Wednesday, April 30, 2014

I'm a Hugo and Nebula finalist

My co-writer Ellen Klages and I are finalists for the Nebula Award and the Hugo Award, both in the Best Novella category, for "Wakulla Springs" (Tor.com, October 2013).

Tor.com illustration by Gary Kelley.

We're delighted, of course, and thank all the Science Fiction and Fantasy Writers of America members who put us on the Nebula ballot and all the World Science Fiction Convention members who put us on the Hugo ballot.

Congratulations, too, to everyone on the ballots. The only other novella up for both a Nebula and a Hugo this year is Catherynne M. Valente's Six-Gun Snow White, published by Subterranean. Other Nebula finalists in our category are Vylar Kaftan, Nancy Kress, Veronica Schanoes and Lawrence M. Schoen. Other Hugo finalists in our category are Charles Stross, Brad Torgersen and Dan Wells.

According to Mark R. Kelly, who keeps track for me and everyone else, "Wakulla Springs" is Ellen's second Hugo nomination and my third, while it's Ellen's fourth Nebula nomination and my eighth. We each have one Nebula win but no Hugos -- yet!

Nebula winners will be announced May 17 at the SFWA banquet in San Jose, Calif. Whatever happens there, I'll still have three months to savor being a Hugo finalist; the Hugo winners will be announced Aug. 17 at Loncon 3, the 72nd Worldcon, in London. Ellen and I both plan to be at both these events. Y'all come, too.

Coll's "King of the Khyber Rifles" (1916)

I can't afford to bid on this 1916 Joseph Clement Coll illustration -- one of a series that accompanied Talbot Mundy's King of the Khyber Rifles on its original serialization in Everybody's Magazine -- but I sure did enjoy clicking the Large view, at the auction site, to study the penmanship up close. Wow!


The auction is for a worthy cause, the Locus Science Fiction Foundation. The illustration is from the collection of the late Locus publisher Charles N. Brown.

Mundy's adventure stories, many set in a mysterious and mystical India during the Raj, have influenced a number of fantasists: Leigh Brackett, Marion Zimmer Bradley, Robert E. Howard, Fritz Leiber, Andre Norton. S.M. Stirling's The Peshawar Lancers (2002) is a more recent homage.

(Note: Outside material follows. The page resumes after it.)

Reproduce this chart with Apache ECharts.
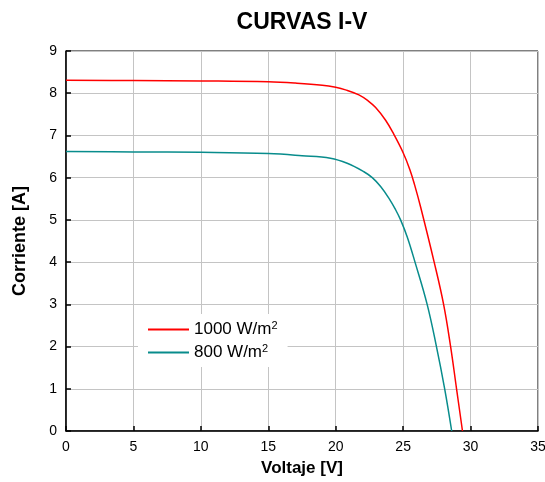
<!DOCTYPE html>
<html>
<head>
<meta charset="utf-8">
<script src="https://cdn.jsdelivr.net/npm/echarts@6/dist/echarts.min.js"></script>
<style>html,body{margin:0;padding:0;background:#fff}#c{width:545px;height:482px}</style>
</head>
<body>
<div id="c"></div>
<script>
const titleText = 'CURVAS I-V';
const xName = 'Voltaje [V]';
const yName = 'Corriente [A]';
const seriesNames = ['1000 W/m2', '800 W/m2'];
const volt1000 = [0, 5, 10, 15, 17, 19, 20, 20.73, 21.72, 22.4, 22.96, 23.7, 24.32, 25.0, 25.5, 25.85, 26.3, 27.3, 28.0, 28.52, 28.96, 29.4];
const curr1000 = [8.31, 8.30, 8.29, 8.27, 8.24, 8.19, 8.14, 8.08, 7.96, 7.82, 7.66, 7.36, 7.02, 6.59, 6.19, 5.83, 5.3, 4.0, 3.0, 2.0, 1.0, 0];
const volt800 = [0, 5, 10, 15, 17.5, 19.61, 20.85, 22.09, 22.71, 23.33, 23.95, 24.44, 24.81, 25.31, 25.88, 26.78, 27.47, 28.08, 28.6];
const curr800 = [6.62, 6.61, 6.60, 6.57, 6.52, 6.46, 6.34, 6.14, 6.0, 5.79, 5.51, 5.24, 5.0, 4.59, 4.0, 3.0, 2.0, 1.0, 0];
const xTicks = {min: 0, max: 35, interval: 5};
const yTicks = {min: 0, max: 9, interval: 1};

const FONT = '"Liberation Sans", Arial, sans-serif';
const chart = echarts.init(document.getElementById('c'));
const pairs = (xs, ys) => xs.map((x, i) => [x, ys[i]]);
chart.setOption({
  animation: false,
  backgroundColor: '#fff',
  title: {
    text: titleText, left: 297, textAlign: 'center', top: 6,
    textStyle: {fontFamily: FONT, fontSize: 23, fontWeight: 'bold', color: '#000'}
  },
  grid: {left: 66, right: 7, top: 51, bottom: 51, outerBoundsMode: 'none', show: true, borderColor: '#000', borderWidth: 1},
  legend: {
    orient: 'vertical', left: 138, top: 314, padding: [6, 10, 6, 10], itemGap: 5,
    itemWidth: 41, itemHeight: 2, icon: 'rect',
    backgroundColor: '#fff',
    data: seriesNames,
    formatter: n => '{a|' + n.slice(0, -1) + '}{s|' + n.slice(-1) + '}',
    textStyle: {
      fontFamily: FONT, color: '#000', padding: [0, 0, 0, 0],
      rich: {
        a: {fontFamily: FONT, fontSize: 17, color: '#000'},
        s: {fontFamily: FONT, fontSize: 11, color: '#000', verticalAlign: 'top', padding: [0, 0, 8, 0]}
      }
    }
  },
  xAxis: {
    type: 'value', min: xTicks.min, max: xTicks.max, interval: xTicks.interval,
    name: xName, nameLocation: 'middle', nameGap: 29,
    nameTextStyle: {fontFamily: FONT, fontSize: 17, fontWeight: 'bold', color: '#000'},
    axisLine: {show: true, lineStyle: {color: '#000', width: 1.5}},
    axisTick: {show: true, inside: true, length: 5, lineStyle: {color: '#000', width: 1.5}},
    axisLabel: {fontFamily: FONT, fontSize: 14, color: '#000', margin: 9},
    splitLine: {show: true, lineStyle: {color: '#c4c4c4', width: 1}}
  },
  yAxis: {
    type: 'value', min: yTicks.min, max: yTicks.max, interval: yTicks.interval,
    name: yName, nameLocation: 'middle', nameGap: 37, nameRotate: 90,
    nameTextStyle: {fontFamily: FONT, fontSize: 18, fontWeight: 'bold', color: '#000'},
    axisLine: {show: true, lineStyle: {color: '#000', width: 1.5}},
    axisTick: {show: true, inside: true, length: 5, lineStyle: {color: '#000', width: 1.5}},
    axisLabel: {fontFamily: FONT, fontSize: 14, color: '#000', margin: 9},
    splitLine: {show: true, lineStyle: {color: '#c4c4c4', width: 1}}
  },
  series: [
    {name: seriesNames[0], type: 'line', symbol: 'none', smooth: 0.4,
     data: pairs(volt1000, curr1000), lineStyle: {color: '#ff0000', width: 1.5}, itemStyle: {color: '#ff0000'}},
    {name: seriesNames[1], type: 'line', symbol: 'none', smooth: 0.4,
     data: pairs(volt800, curr800), lineStyle: {color: '#088c8c', width: 1.5}, itemStyle: {color: '#088c8c'}}
  ]
});
</script>
</body>
</html>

Coll was just as influential among fantasy illustrators, for his pen-and-ink wizardry and his iconic visualizations of Arthur Conan Doyle's Professor Challenger and Sax Rohmer's Fu Manchu. Al Williamson is one obvious descendant. As collector Jim Vadeboncoeur puts it on his Coll appreciation page:
There were science fiction stories before The Lost World ... just as there were authors before Mundy and Rohmer who wrote horror and adventure stories. What there wasn't, before Coll, was the illustrative style and technique to match the literary ones. Coll invented that style, developed it, popularized it, and disseminated it to the coming generations of artists who saw it and knew that it was right.